What is the logical order of execution of a SQL SELECT statement's clauses?
Quick Answer
SQL is declarative, but the engine conceptually processes clauses as: `FROM`/`JOIN` → `WHERE` → `GROUP BY` → `HAVING` → `SELECT` (including window functions) → `DISTINCT` → `ORDER BY` → `LIMIT`/`OFFSET`. This is why you can't reference a `SELECT` alias in `WHERE`, but you can in `ORDER BY` — the alias doesn't exist yet when `WHERE` runs.
Detailed Answer
You write a SELECT statement top to bottom, but the database evaluates it in a different logical order.
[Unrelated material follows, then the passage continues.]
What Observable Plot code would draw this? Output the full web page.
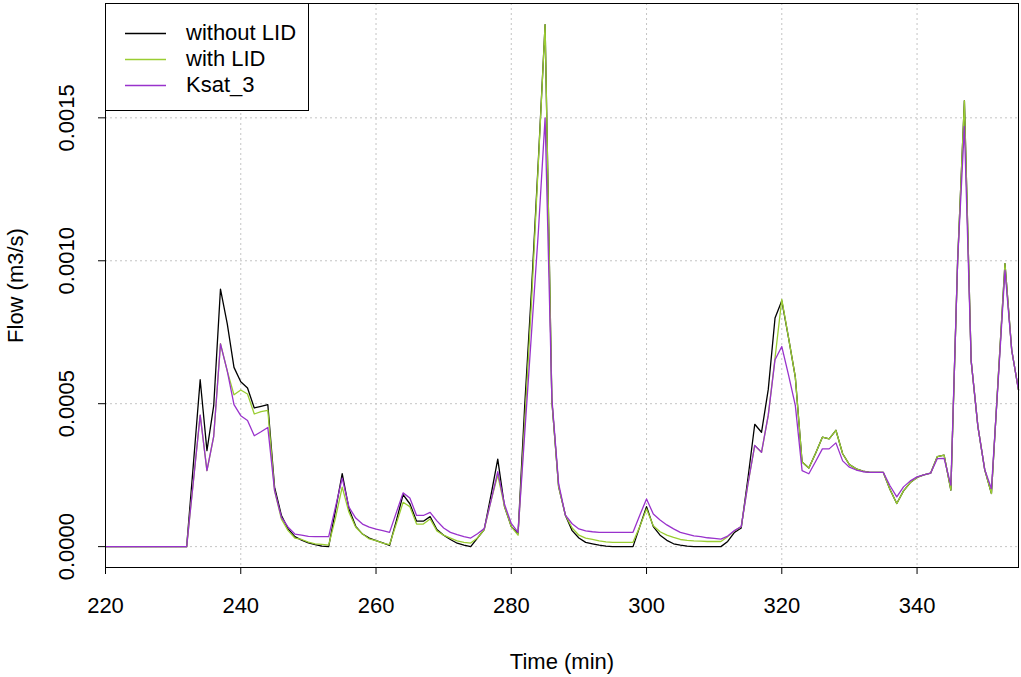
<!DOCTYPE html>
<html><head><meta charset="utf-8">
<script src="https://cdn.jsdelivr.net/npm/d3@7"></script>
<script src="https://cdn.jsdelivr.net/npm/@observablehq/plot@0.6"></script>
<style>
body{margin:0;background:#fff;font-family:"Liberation Sans",Arial,sans-serif;}
#wrap{position:relative;width:1021px;height:677px;}
#legend{position:absolute;left:105px;top:3px;width:204px;height:108px;border:1px solid #000;background:#fff;box-sizing:border-box;font-size:22px;}
.row{position:absolute;left:0;height:22px;width:100%;}
.row svg{position:absolute;left:19px;top:0;}
.row .lb{position:absolute;left:80px;top:0;line-height:22px;white-space:nowrap;color:#000;}
</style></head>
<body><div id="wrap"></div>
<script>
const time = [220,221,222,223,224,225,226,227,228,229,230,231,232,233,234,235,236,237,238,239,240,241,242,243,244,245,246,247,248,249,250,251,252,253,254,255,256,257,258,259,260,261,262,263,264,265,266,267,268,269,270,271,272,273,274,275,276,277,278,279,280,281,282,283,284,285,286,287,288,289,290,291,292,293,294,295,296,297,298,299,300,301,302,303,304,305,306,307,308,309,310,311,312,313,314,315,316,317,318,319,320,321,322,323,324,325,326,327,328,329,330,331,332,333,334,335,336,337,338,339,340,341,342,343,344,345,346,347,348,349,350,351,352,353,354,355];

const withoutLID = [0,0,0,0,0,0,0,0,0,0,0,0,0,
0.00029,0.000584,0.000336,0.000493,0.000901,0.00078,0.000627,0.000577,0.000555,0.000485,0.000491,0.000497,
0.000208,0.00011,0.000062,0.000035,0.000023,0.000013,0.000007,0.000002,0,
0.000126,0.000255,0.000132,0.000071,0.000044,0.00003,0.000021,0.000013,0.000004,
0.00009,0.000182,0.00015,0.000089,0.000089,0.000105,0.00006,0.00004,0.000025,0.000012,0.000005,0,
0.00003,0.00006,0.00018,0.000306,0.00014,0.00007,0.000045,
0.0005,0.0009,0.00135,0.001826,0.00051,0.00021,0.00011,0.000056,0.00003,0.000015,0.00001,0.000005,0.000002,0,0,0,0,
0.00007,0.00014,0.00007,0.00004,0.000022,0.00001,0.000005,0.000002,0,0,0,0,0,
0.000018,0.00005,0.000065,0.00024,0.000428,0.0004,0.00055,0.0008,0.00086,0.00073,0.000593,
0.000296,0.000275,0.000327,0.000383,0.000377,0.000407,0.000325,0.000287,0.000272,0.000264,0.00026,0.00026,0.00026,
0.0002,0.000151,0.000195,0.000224,0.000242,0.000251,0.000257,0.000315,0.00032,0.000198,
0.001,0.00156,0.00065,0.00042,0.00027,0.000186,0.00059,0.00099,0.000687,0.000548];

const withLID = [0,0,0,0,0,0,0,0,0,0,0,0,0,
0.00023,0.00046,0.000266,0.000386,0.00071,0.000615,0.000531,0.000548,0.000534,0.000464,0.000472,0.000477,
0.000196,0.000097,0.000056,0.00003,0.000025,0.000016,0.00001,0.000008,0.000005,
0.0001,0.000208,0.00012,0.000068,0.000044,0.000027,0.000021,0.000012,0.000007,
0.00008,0.000155,0.00014,0.000079,0.000079,0.000097,0.000055,0.00004,0.00003,0.00002,0.000015,0.0000125,
0.00003,0.00006,0.00016,0.00025,0.00014,0.00007,0.00004,
0.00044,0.00086,0.00134,0.001826,0.00051,0.00021,0.00011,0.000065,0.00004,0.00003,0.000025,0.00002,0.000017,0.000015,0.000015,0.000015,0.000015,
0.00007,0.000132,0.000073,0.000052,0.00004,0.000032,0.000025,0.000022,0.00002,0.000019,0.000018,0.000018,0.000018,
0.000035,0.000055,0.00007,0.00022,0.000354,0.00033,0.00046,0.00066,0.000865,0.00073,0.000593,
0.000296,0.000275,0.000327,0.000383,0.000377,0.000407,0.000325,0.000287,0.000272,0.000264,0.00026,0.00026,0.00026,
0.0002,0.000151,0.000195,0.000224,0.000242,0.000251,0.000257,0.000315,0.00032,0.000198,
0.001,0.00156,0.00065,0.00042,0.00027,0.000186,0.00059,0.00099,0.000687,0.000548];

const ksat3 = [0,0,0,0,0,0,0,0,0,0,0,0,0,
0.00023,0.00046,0.000266,0.000386,0.000709,0.000615,0.000497,0.000458,0.000441,0.000388,0.000402,0.000417,
0.000196,0.000103,0.000068,0.000044,0.00004,0.000036,0.000035,0.000035,0.000035,
0.000138,0.00024,0.000138,0.0001,0.000079,0.000068,0.000061,0.000056,0.00005,
0.000119,0.000188,0.00017,0.000109,0.000109,0.00012,0.00009,0.000065,0.00005,0.000042,0.000035,0.00003,
0.000045,0.000063,0.00016,0.000262,0.000148,0.000081,0.00005,
0.0004,0.00075,0.0011,0.0015,0.00052,0.00022,0.00011,0.00008,0.000062,0.000055,0.000052,0.00005,0.00005,0.00005,0.00005,0.00005,0.00005,
0.00011,0.000167,0.000114,0.000093,0.000076,0.000062,0.00005,0.000044,0.000038,0.000035,0.000031,0.000029,0.000026,
0.000037,0.000056,0.00007,0.00022,0.000354,0.00033,0.00046,0.000654,0.0007,0.0006,0.000494,
0.000266,0.000255,0.000298,0.000342,0.000342,0.000363,0.0003,0.000278,0.000268,0.000262,0.00026,0.00026,0.00026,
0.000213,0.000174,0.000209,0.00023,0.000244,0.000251,0.000257,0.000308,0.000309,0.000215,
0.001,0.00147,0.00065,0.00042,0.00027,0.000203,0.00058,0.000967,0.000687,0.000548];

const xTicks = [220,240,260,280,300,320,340];
const yTicks = [0,0.0005,0.0010,0.0015];
const seriesNames = ["without LID","with LID","Ksat_3"];
const seriesColors = ["#000000","#9ACD32","#9932CC"];
const seriesValues = [withoutLID, withLID, ksat3];

const rows = [];
seriesNames.forEach((name, s) => {
  time.forEach((t, i) => rows.push({series: name, time: t, flow: seriesValues[s][i]}));
});

const fmtY = d3.format(".4f");
const gridStyle = {stroke: "#c4c4c4", strokeOpacity: 1, strokeDasharray: "2,3", strokeWidth: 1};
const FS = 22;

const chart = Plot.plot({
  width: 1021, height: 677,
  marginLeft: 105, marginRight: 3, marginTop: 3, marginBottom: 110,
  style: {fontFamily: "'Liberation Sans', Arial, sans-serif", fontSize: FS + "px", background: "white", color: "black"},
  x: {domain: [220, 355]},
  y: {domain: [-0.000073, 0.0019]},
  color: {domain: seriesNames, range: seriesColors},
  marks: [
    Plot.gridX(xTicks, gridStyle),
    Plot.gridY(yTicks, gridStyle),
    Plot.line(rows, {x: "time", y: "flow", z: "series", stroke: "series", strokeWidth: 1.3}),
    Plot.frame({stroke: "black", strokeWidth: 1}),
    Plot.axisX(xTicks, {tickSize: 7, tickPadding: 23, tickFormat: d => String(d), label: null, fontSize: FS}),
    Plot.axisY(yTicks, {tickSize: 7, tickFormat: () => "", label: null}),
    Plot.text(yTicks, {y: d => d, text: d => fmtY(d), frameAnchor: "left", dx: -39, rotate: -90, textAnchor: "middle", lineAnchor: "middle", fontSize: FS}),
    Plot.text(["Time (min)"], {frameAnchor: "bottom", dy: 94, textAnchor: "middle", lineAnchor: "middle", fontSize: FS}),
    Plot.text(["Flow (m3/s)"], {frameAnchor: "left", dx: -90, rotate: -90, textAnchor: "middle", lineAnchor: "middle", fontSize: FS})
  ]
});
const wrap = document.getElementById("wrap");
wrap.appendChild(chart);

const legend = document.createElement("div");
legend.id = "legend";
const rowCenters = [29, 55, 81];
seriesNames.forEach((name, i) => {
  const r = document.createElement("div");
  r.className = "row";
  r.style.top = rowCenters[i] - 11 + "px";
  r.innerHTML = `<svg width="42" height="22"><line x1="0" x2="41" y1="11.5" y2="11.5" stroke="${seriesColors[i]}" stroke-width="1.3"/></svg>`;
  const lb = document.createElement("div");
  lb.className = "lb";
  lb.textContent = name;
  r.appendChild(lb);
  legend.appendChild(r);
});
wrap.appendChild(legend);
</script></body></html>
Understanding that order explains several rules that otherwise look arbitrary.
The logical order
1. FROM / JOIN -- build the base row set
2. WHERE -- filter individual rows
3. GROUP BY -- bucket remaining rows into groups
4. HAVING -- filter groups
5. SELECT -- compute output expressions (incl. window functions)
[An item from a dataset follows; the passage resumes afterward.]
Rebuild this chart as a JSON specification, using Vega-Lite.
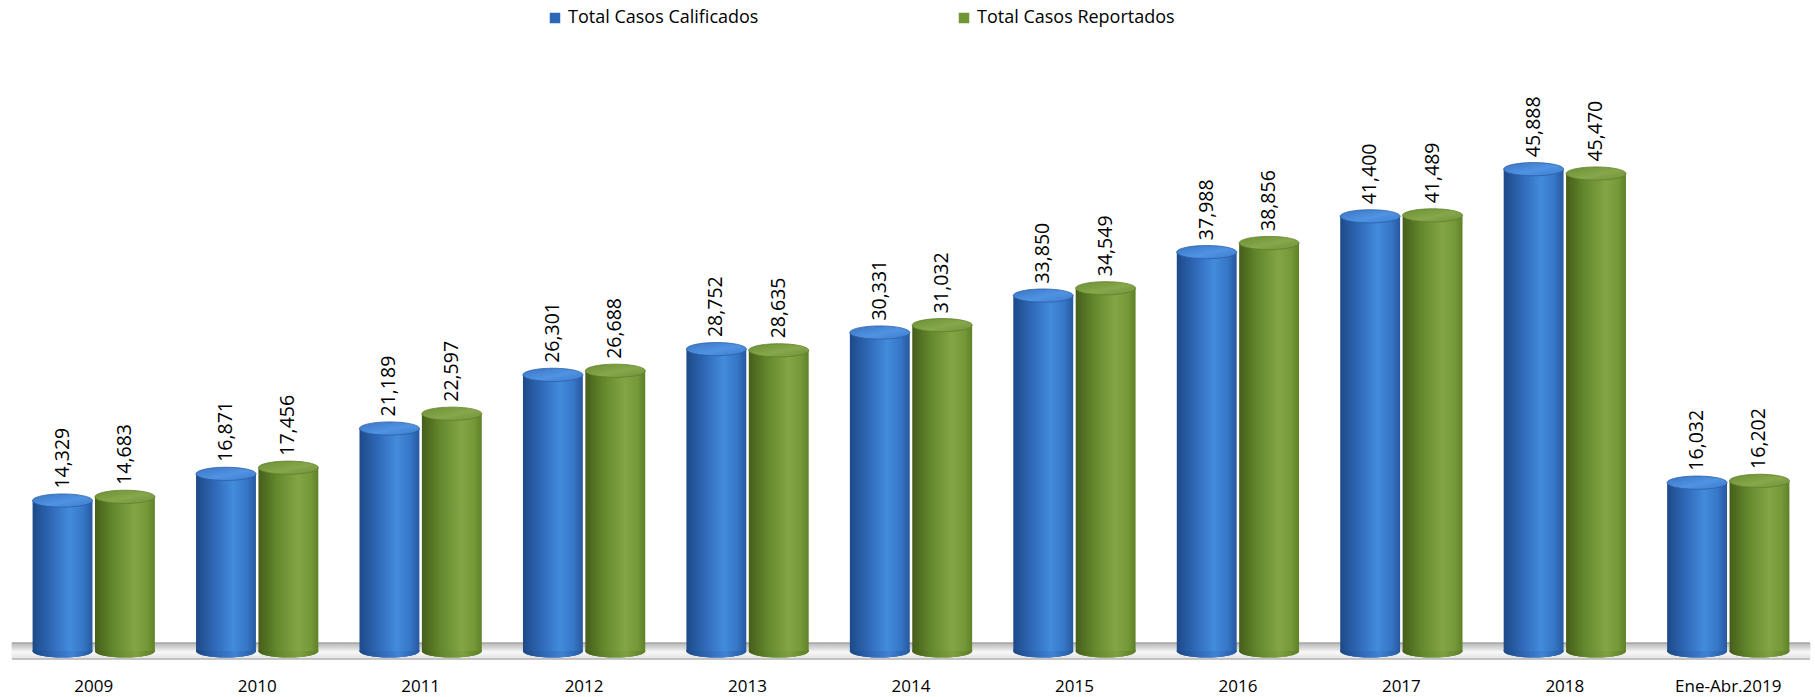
{
  "$schema": "https://vega.github.io/schema/vega-lite/v6.json",
  "width": 1798,
  "height": 570,
  "autosize": {"type": "none"},
  "padding": {"left": 12, "top": 81, "right": 5, "bottom": 46},
  "background": "white",
  "config": {"view": {"stroke": null}, "font": "Open Sans"},
  "datasets": {
    "casos": [
      {"periodo": "2009", "serie": "Total Casos Calificados", "valor": 14329},
      {"periodo": "2009", "serie": "Total Casos Reportados", "valor": 14683},
      {"periodo": "2010", "serie": "Total Casos Calificados", "valor": 16871},
      {"periodo": "2010", "serie": "Total Casos Reportados", "valor": 17456},
      {"periodo": "2011", "serie": "Total Casos Calificados", "valor": 21189},
      {"periodo": "2011", "serie": "Total Casos Reportados", "valor": 22597},
      {"periodo": "2012", "serie": "Total Casos Calificados", "valor": 26301},
      {"periodo": "2012", "serie": "Total Casos Reportados", "valor": 26688},
      {"periodo": "2013", "serie": "Total Casos Calificados", "valor": 28752},
      {"periodo": "2013", "serie": "Total Casos Reportados", "valor": 28635},
      {"periodo": "2014", "serie": "Total Casos Calificados", "valor": 30331},
      {"periodo": "2014", "serie": "Total Casos Reportados", "valor": 31032},
      {"periodo": "2015", "serie": "Total Casos Calificados", "valor": 33850},
      {"periodo": "2015", "serie": "Total Casos Reportados", "valor": 34549},
      {"periodo": "2016", "serie": "Total Casos Calificados", "valor": 37988},
      {"periodo": "2016", "serie": "Total Casos Reportados", "valor": 38856},
      {"periodo": "2017", "serie": "Total Casos Calificados", "valor": 41400},
      {"periodo": "2017", "serie": "Total Casos Reportados", "valor": 41489},
      {"periodo": "2018", "serie": "Total Casos Calificados", "valor": 45888},
      {"periodo": "2018", "serie": "Total Casos Reportados", "valor": 45470},
      {"periodo": "Ene-Abr.2019", "serie": "Total Casos Calificados", "valor": 16032},
      {"periodo": "Ene-Abr.2019", "serie": "Total Casos Reportados", "valor": 16202}
    ],
    "piso": [
      {"periodo": "2009", "arriba": 762, "abajo": -762},
      {"periodo": "2010", "arriba": 762, "abajo": -762},
      {"periodo": "2011", "arriba": 762, "abajo": -762},
      {"periodo": "2012", "arriba": 762, "abajo": -762},
      {"periodo": "2013", "arriba": 762, "abajo": -762},
      {"periodo": "2014", "arriba": 762, "abajo": -762},
      {"periodo": "2015", "arriba": 762, "abajo": -762},
      {"periodo": "2016", "arriba": 762, "abajo": -762},
      {"periodo": "2017", "arriba": 762, "abajo": -762},
      {"periodo": "2018", "arriba": 762, "abajo": -762},
      {"periodo": "Ene-Abr.2019", "arriba": 762, "abajo": -762}
    ],
    "bordes": [{"nivel": 762}, {"nivel": -762}]
  },
  "data": {"name": "casos"},
  "layer": [
    {
      "data": {"name": "piso"},
      "mark": {
        "type": "bar",
        "fill": {"gradient": "linear", "x1": 0, "y1": 0, "x2": 0, "y2": 1, "stops": [
          {"offset": 0, "color": "#b8b8b8"},
          {"offset": 0.35, "color": "#dcdcdc"},
          {"offset": 0.55, "color": "#f8f8f8"},
          {"offset": 1, "color": "#e2e2e2"}
        ]},
        "stroke": {"gradient": "linear", "x1": 0, "y1": 0, "x2": 0, "y2": 1, "stops": [
          {"offset": 0, "color": "#b8b8b8"},
          {"offset": 0.35, "color": "#dcdcdc"},
          {"offset": 0.55, "color": "#f8f8f8"},
          {"offset": 1, "color": "#e2e2e2"}
        ]},
        "strokeWidth": 0.8
      },
      "encoding": {
        "x": {"field": "periodo", "type": "nominal", "sort": null, "scale": {"paddingInner": 0, "paddingOuter": 0},
          "axis": {"title": null, "domain": false, "ticks": false, "labelAngle": 0, "labelFont": "Open Sans", "labelFontSize": 17, "labelColor": "#000000", "labelPadding": 27}},
        "y": {"field": "arriba", "type": "quantitative", "scale": {"domain": [0, 54286], "nice": false, "zero": true}, "axis": null},
        "y2": {"field": "abajo"}
      }
    },
    {
      "data": {"name": "bordes"},
      "mark": {"type": "rule", "stroke": "#9a9a9a", "strokeWidth": 1},
      "encoding": {
        "y": {"field": "nivel", "type": "quantitative"}
      }
    },
    {
      "mark": {"type": "point", "filled": true, "opacity": 1, "size": 3600, "strokeWidth": 0,
        "shape": "M -1 0 A 1 0.22 0 1 1 1 0 A 1 0.22 0 1 1 -1 0 Z"},
      "encoding": {
        "x": {"field": "periodo", "type": "nominal", "sort": null},
        "xOffset": {"field": "serie", "type": "nominal", "scale": {"paddingInner": 0.04, "paddingOuter": 0.33}},
        "y": {"datum": 0, "type": "quantitative"},
        "color": {"field": "serie", "type": "nominal",
          "scale": {"domain": ["Total Casos Calificados", "Total Casos Reportados"], "range": ["#2e66b8", "#6f9535"]},
          "legend": {"title": null, "orient": "none", "direction": "horizontal", "legendX": 534, "legendY": -72,
            "symbolType": "square", "symbolSize": 110, "symbolStrokeWidth": 0, "labelFont": "Open Sans", "labelFontSize": 18,
            "labelColor": "#000000", "labelOffset": 4, "columnPadding": 196, "labelLimit": 400}}
      }
    },
    {
      "transform": [{"filter": "datum.serie === 'Total Casos Calificados'"}],
      "mark": {"type": "point", "filled": true, "opacity": 1, "size": 3600, "strokeWidth": 0,
        "shape": "M -1 0 A 1 0.22 0 1 1 1 0 A 1 0.22 0 1 1 -1 0 Z",
        "fill": {"gradient": "linear", "x1": 0, "y1": 0, "x2": 1, "y2": 0, "stops": [
          {"offset": 0, "color": "#1b4580"}, {"offset": 0.35, "color": "#2f68b5"}, {"offset": 0.65, "color": "#3f82d4"}, {"offset": 1, "color": "#2358a0"}]}},
      "encoding": {
        "x": {"field": "periodo", "type": "nominal", "sort": null},
        "xOffset": {"field": "serie", "type": "nominal"},
        "y": {"datum": 0, "type": "quantitative"}
      }
    },
    {
      "transform": [{"filter": "datum.serie === 'Total Casos Reportados'"}],
      "mark": {"type": "point", "filled": true, "opacity": 1, "size": 3600, "strokeWidth": 0,
        "shape": "M -1 0 A 1 0.22 0 1 1 1 0 A 1 0.22 0 1 1 -1 0 Z",
        "fill": {"gradient": "linear", "x1": 0, "y1": 0, "x2": 1, "y2": 0, "stops": [
          {"offset": 0, "color": "#435a18"}, {"offset": 0.35, "color": "#648a2e"}, {"offset": 0.68, "color": "#7ea040"}, {"offset": 1, "color": "#5b7d25"}]}},
      "encoding": {
        "x": {"field": "periodo", "type": "nominal", "sort": null},
        "xOffset": {"field": "serie", "type": "nominal"},
        "y": {"datum": 0, "type": "quantitative"}
      }
    },
    {
      "transform": [{"filter": "datum.serie === 'Total Casos Calificados'"}],
      "mark": {"type": "bar",
        "fill": {"gradient": "linear", "x1": 0, "y1": 0, "x2": 1, "y2": 0, "stops": [
          {"offset": 0, "color": "#1d4a88"}, {"offset": 0.3, "color": "#2f68b6"}, {"offset": 0.62, "color": "#438bdc"}, {"offset": 0.85, "color": "#3676c6"}, {"offset": 1, "color": "#27589f"}]}},
      "encoding": {
        "x": {"field": "periodo", "type": "nominal", "sort": null},
        "xOffset": {"field": "serie", "type": "nominal"},
        "y": {"field": "valor", "type": "quantitative"},
        "y2": {"datum": 0}
      }
    },
    {
      "transform": [{"filter": "datum.serie === 'Total Casos Reportados'"}],
      "mark": {"type": "bar",
        "fill": {"gradient": "linear", "x1": 0, "y1": 0, "x2": 1, "y2": 0, "stops": [
          {"offset": 0, "color": "#465e1a"}, {"offset": 0.3, "color": "#62872c"}, {"offset": 0.66, "color": "#84a545"}, {"offset": 0.87, "color": "#759838"}, {"offset": 1, "color": "#5f8228"}]}},
      "encoding": {
        "x": {"field": "periodo", "type": "nominal", "sort": null},
        "xOffset": {"field": "serie", "type": "nominal"},
        "y": {"field": "valor", "type": "quantitative"},
        "y2": {"datum": 0}
      }
    },
    {
      "transform": [{"filter": "datum.serie === 'Total Casos Calificados'"}],
      "mark": {"type": "point", "filled": true, "opacity": 1, "size": 3600, "strokeWidth": 0.8, "stroke": "#2a5ea8",
        "shape": "M -1 0 A 1 0.22 0 1 1 1 0 A 1 0.22 0 1 1 -1 0 Z",
        "fill": {"gradient": "linear", "x1": 0, "y1": 0, "x2": 1, "y2": 1, "stops": [
          {"offset": 0, "color": "#3a74c2"}, {"offset": 0.55, "color": "#4f93e2"}, {"offset": 1, "color": "#3d7bcb"}]}},
      "encoding": {
        "x": {"field": "periodo", "type": "nominal", "sort": null},
        "xOffset": {"field": "serie", "type": "nominal"},
        "y": {"field": "valor", "type": "quantitative"}
      }
    },
    {
      "transform": [{"filter": "datum.serie === 'Total Casos Reportados'"}],
      "mark": {"type": "point", "filled": true, "opacity": 1, "size": 3600, "strokeWidth": 0.8, "stroke": "#5f7f2a",
        "shape": "M -1 0 A 1 0.22 0 1 1 1 0 A 1 0.22 0 1 1 -1 0 Z",
        "fill": {"gradient": "linear", "x1": 0, "y1": 0, "x2": 1, "y2": 1, "stops": [
          {"offset": 0, "color": "#6a8f33"}, {"offset": 0.55, "color": "#86a74a"}, {"offset": 1, "color": "#728f3b"}]}},
      "encoding": {
        "x": {"field": "periodo", "type": "nominal", "sort": null},
        "xOffset": {"field": "serie", "type": "nominal"},
        "y": {"field": "valor", "type": "quantitative"}
      }
    },
    {
      "mark": {"type": "text", "angle": 270, "align": "left", "baseline": "middle", "dx": 12, "font": "Open Sans", "fontSize": 19.5, "color": "#000000"},
      "encoding": {
        "x": {"field": "periodo", "type": "nominal", "sort": null},
        "xOffset": {"field": "serie", "type": "nominal"},
        "y": {"field": "valor", "type": "quantitative"},
        "text": {"field": "valor", "type": "quantitative", "format": ",d"}
      }
    }
  ]
}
6. DISTINCT -- remove duplicate output rows
7. ORDER BY -- sort the result
8. LIMIT / OFFSET -- take a slice
Note this is the logical order — real optimizers reorder physical execution (e.g., pushing a WHERE predicate down before a join, or picking an index that satisfies ORDER BY for free) as long as the observable result is identical.
Why this explains common gotchas
You can't use a SELECT alias in WHERE:
-- Fails: "total" doesn't exist yet when WHERE is evaluated
SELECT price * quantity AS total FROM orders WHERE total > 100;
-- Works: recompute the expression, or move the filter to HAVING with a subquery/CTE
SELECT * FROM (
SELECT price * quantity AS total FROM orders
) t WHERE total > 100;
But you can use it in ORDER BY — by the time ORDER BY runs, SELECT has already executed and the alias exists:
SELECT price * quantity AS total FROM orders ORDER BY total DESC;
WHERE can't filter on aggregates, HAVING can:
-- Fails: WHERE runs before GROUP BY, so COUNT(*) doesn't exist yet
SELECT customer_id, COUNT(*) FROM orders WHERE COUNT(*) > 5 GROUP BY customer_id;
-- Correct: HAVING runs after grouping
SELECT customer_id, COUNT(*) FROM orders GROUP BY customer_id HAVING COUNT(*) > 5;
Window functions see SELECT-time data, not raw rows — they run after WHERE/GROUP BY/HAVING but before DISTINCT/ORDER BY/LIMIT, which is why you generally can't reference a window function's result directly in the same SELECT's WHERE clause (you need to wrap it in a subquery or CTE and filter in the outer query instead).